Begin Recorded data

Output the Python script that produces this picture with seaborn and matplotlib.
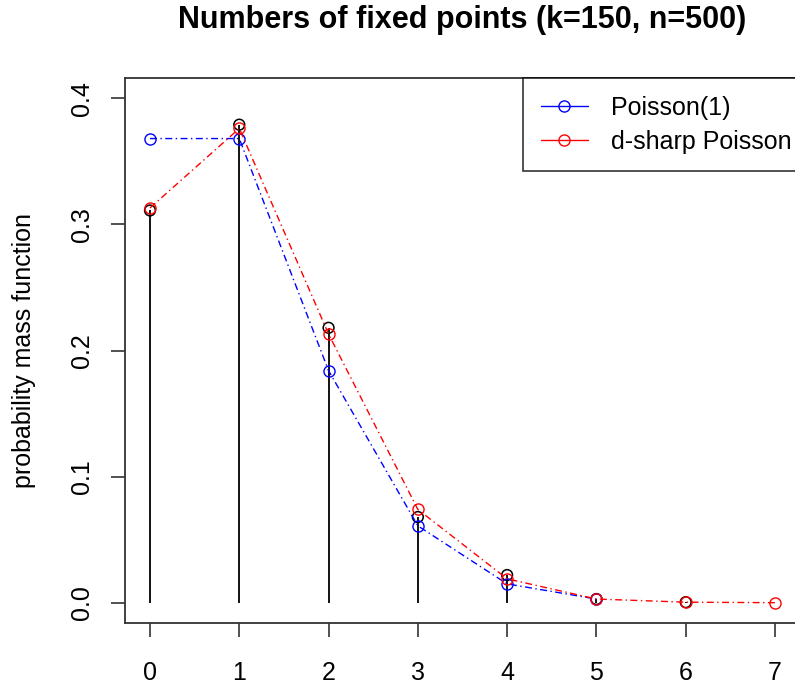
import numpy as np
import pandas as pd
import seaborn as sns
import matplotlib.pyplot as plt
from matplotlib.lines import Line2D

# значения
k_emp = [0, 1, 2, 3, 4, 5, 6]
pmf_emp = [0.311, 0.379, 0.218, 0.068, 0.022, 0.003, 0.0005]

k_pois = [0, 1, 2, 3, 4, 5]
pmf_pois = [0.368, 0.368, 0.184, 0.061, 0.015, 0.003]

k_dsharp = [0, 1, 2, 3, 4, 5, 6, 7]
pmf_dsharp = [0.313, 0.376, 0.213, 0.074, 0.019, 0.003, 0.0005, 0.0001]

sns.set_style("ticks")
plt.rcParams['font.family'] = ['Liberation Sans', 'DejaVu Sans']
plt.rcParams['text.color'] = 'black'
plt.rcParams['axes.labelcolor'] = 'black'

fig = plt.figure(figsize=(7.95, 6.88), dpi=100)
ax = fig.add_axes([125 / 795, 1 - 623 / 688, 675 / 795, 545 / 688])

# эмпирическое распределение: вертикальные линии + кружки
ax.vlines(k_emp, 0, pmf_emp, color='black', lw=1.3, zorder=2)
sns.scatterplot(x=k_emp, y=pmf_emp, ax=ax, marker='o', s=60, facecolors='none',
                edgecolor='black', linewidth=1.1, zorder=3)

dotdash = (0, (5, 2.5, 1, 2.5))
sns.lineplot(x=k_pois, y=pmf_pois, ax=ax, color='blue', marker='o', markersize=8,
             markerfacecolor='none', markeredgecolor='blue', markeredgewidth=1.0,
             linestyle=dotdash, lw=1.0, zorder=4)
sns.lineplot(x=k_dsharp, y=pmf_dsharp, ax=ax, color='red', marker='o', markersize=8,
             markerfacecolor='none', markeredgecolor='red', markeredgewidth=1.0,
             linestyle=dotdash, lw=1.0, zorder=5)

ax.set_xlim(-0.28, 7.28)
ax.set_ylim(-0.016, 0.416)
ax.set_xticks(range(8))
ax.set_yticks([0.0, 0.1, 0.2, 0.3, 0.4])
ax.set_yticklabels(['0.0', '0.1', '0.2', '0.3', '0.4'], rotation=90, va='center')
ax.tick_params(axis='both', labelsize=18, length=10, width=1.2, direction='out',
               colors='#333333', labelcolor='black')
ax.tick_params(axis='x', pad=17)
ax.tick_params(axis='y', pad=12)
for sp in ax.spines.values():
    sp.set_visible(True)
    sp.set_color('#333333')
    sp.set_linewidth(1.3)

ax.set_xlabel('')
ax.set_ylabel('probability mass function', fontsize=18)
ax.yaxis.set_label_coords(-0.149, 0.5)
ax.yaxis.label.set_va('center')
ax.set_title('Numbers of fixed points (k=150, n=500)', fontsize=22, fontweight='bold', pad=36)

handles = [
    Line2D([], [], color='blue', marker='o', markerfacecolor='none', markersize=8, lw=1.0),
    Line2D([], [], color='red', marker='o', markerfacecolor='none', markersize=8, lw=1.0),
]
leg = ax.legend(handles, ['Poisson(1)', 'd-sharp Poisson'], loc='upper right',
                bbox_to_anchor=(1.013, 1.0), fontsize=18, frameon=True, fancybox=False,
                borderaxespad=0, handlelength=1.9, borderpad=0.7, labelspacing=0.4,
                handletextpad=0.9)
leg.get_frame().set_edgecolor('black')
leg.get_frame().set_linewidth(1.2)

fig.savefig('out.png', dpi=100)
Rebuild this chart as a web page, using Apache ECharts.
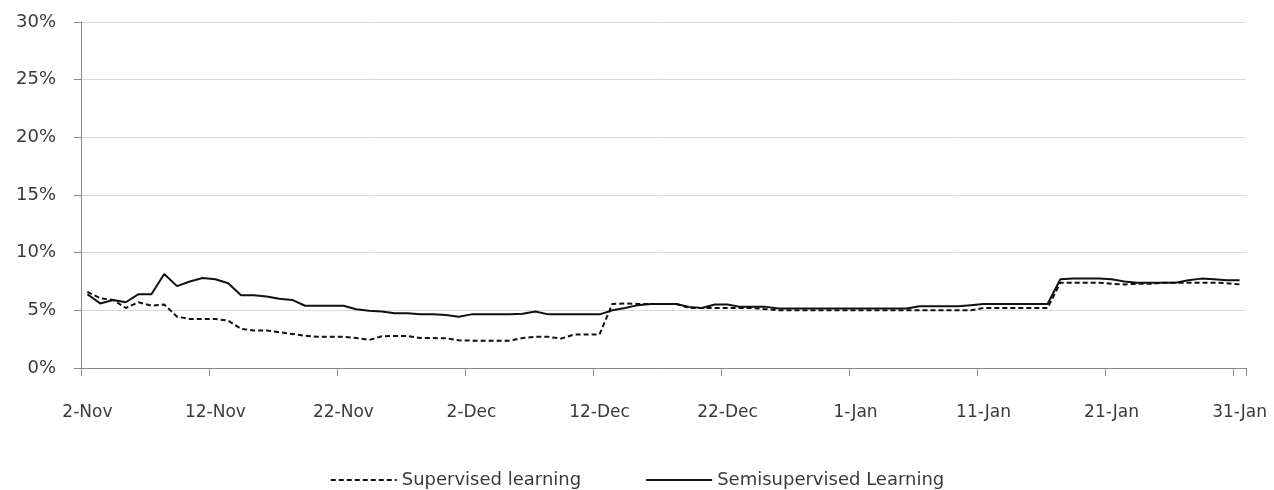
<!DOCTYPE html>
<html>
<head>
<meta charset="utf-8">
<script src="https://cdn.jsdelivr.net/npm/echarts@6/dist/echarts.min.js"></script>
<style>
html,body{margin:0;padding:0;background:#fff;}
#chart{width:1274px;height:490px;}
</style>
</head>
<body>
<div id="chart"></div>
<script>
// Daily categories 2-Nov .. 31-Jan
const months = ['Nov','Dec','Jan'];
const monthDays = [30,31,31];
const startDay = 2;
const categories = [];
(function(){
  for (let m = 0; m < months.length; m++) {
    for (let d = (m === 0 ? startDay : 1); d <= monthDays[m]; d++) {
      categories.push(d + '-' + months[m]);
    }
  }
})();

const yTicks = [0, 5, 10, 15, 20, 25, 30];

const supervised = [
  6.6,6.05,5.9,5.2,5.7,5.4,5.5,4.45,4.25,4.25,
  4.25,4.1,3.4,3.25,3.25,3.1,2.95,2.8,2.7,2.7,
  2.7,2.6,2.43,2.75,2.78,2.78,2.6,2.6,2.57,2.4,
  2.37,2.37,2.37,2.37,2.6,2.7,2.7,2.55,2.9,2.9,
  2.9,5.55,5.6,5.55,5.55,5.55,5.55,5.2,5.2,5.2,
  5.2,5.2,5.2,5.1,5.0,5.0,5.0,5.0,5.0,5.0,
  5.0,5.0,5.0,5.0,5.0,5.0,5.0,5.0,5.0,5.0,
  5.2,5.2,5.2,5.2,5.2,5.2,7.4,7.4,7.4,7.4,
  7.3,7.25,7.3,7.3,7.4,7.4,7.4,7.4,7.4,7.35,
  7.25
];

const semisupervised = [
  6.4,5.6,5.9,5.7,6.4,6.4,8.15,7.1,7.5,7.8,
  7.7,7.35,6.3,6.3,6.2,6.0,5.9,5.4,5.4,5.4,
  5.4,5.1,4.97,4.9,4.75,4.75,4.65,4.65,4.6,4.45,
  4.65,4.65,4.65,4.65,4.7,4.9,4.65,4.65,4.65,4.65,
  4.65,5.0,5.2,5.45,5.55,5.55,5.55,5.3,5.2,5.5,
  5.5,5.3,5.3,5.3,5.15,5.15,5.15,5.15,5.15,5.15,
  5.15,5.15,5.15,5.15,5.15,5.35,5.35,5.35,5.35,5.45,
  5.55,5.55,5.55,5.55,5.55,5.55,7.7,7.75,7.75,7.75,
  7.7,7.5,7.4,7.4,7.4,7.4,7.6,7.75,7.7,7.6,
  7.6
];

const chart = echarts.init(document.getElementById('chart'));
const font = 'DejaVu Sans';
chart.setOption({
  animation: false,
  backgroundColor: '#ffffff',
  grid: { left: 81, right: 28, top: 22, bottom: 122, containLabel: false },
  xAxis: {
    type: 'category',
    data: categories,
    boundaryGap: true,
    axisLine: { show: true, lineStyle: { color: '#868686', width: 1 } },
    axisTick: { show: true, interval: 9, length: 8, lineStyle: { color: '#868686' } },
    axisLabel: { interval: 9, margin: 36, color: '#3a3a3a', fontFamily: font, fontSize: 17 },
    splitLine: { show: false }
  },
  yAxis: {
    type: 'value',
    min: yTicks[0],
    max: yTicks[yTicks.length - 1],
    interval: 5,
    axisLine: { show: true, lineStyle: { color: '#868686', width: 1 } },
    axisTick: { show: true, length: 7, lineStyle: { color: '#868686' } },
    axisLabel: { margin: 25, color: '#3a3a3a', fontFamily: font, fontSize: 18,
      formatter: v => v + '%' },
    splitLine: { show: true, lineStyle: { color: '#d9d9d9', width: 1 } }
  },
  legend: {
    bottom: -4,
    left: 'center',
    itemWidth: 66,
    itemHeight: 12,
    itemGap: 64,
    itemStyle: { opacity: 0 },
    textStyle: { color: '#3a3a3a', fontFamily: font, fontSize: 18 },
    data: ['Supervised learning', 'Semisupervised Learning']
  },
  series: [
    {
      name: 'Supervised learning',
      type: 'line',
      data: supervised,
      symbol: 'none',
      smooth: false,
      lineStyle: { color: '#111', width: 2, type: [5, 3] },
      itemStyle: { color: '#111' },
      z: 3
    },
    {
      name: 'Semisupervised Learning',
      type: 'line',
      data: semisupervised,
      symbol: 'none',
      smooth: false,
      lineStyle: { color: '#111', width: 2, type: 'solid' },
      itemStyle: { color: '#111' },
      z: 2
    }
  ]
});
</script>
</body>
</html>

End Recorded data

[Objective]:
Report how many lines of the listing above include the word "script". Say nothing but the number.

[Task output]:
4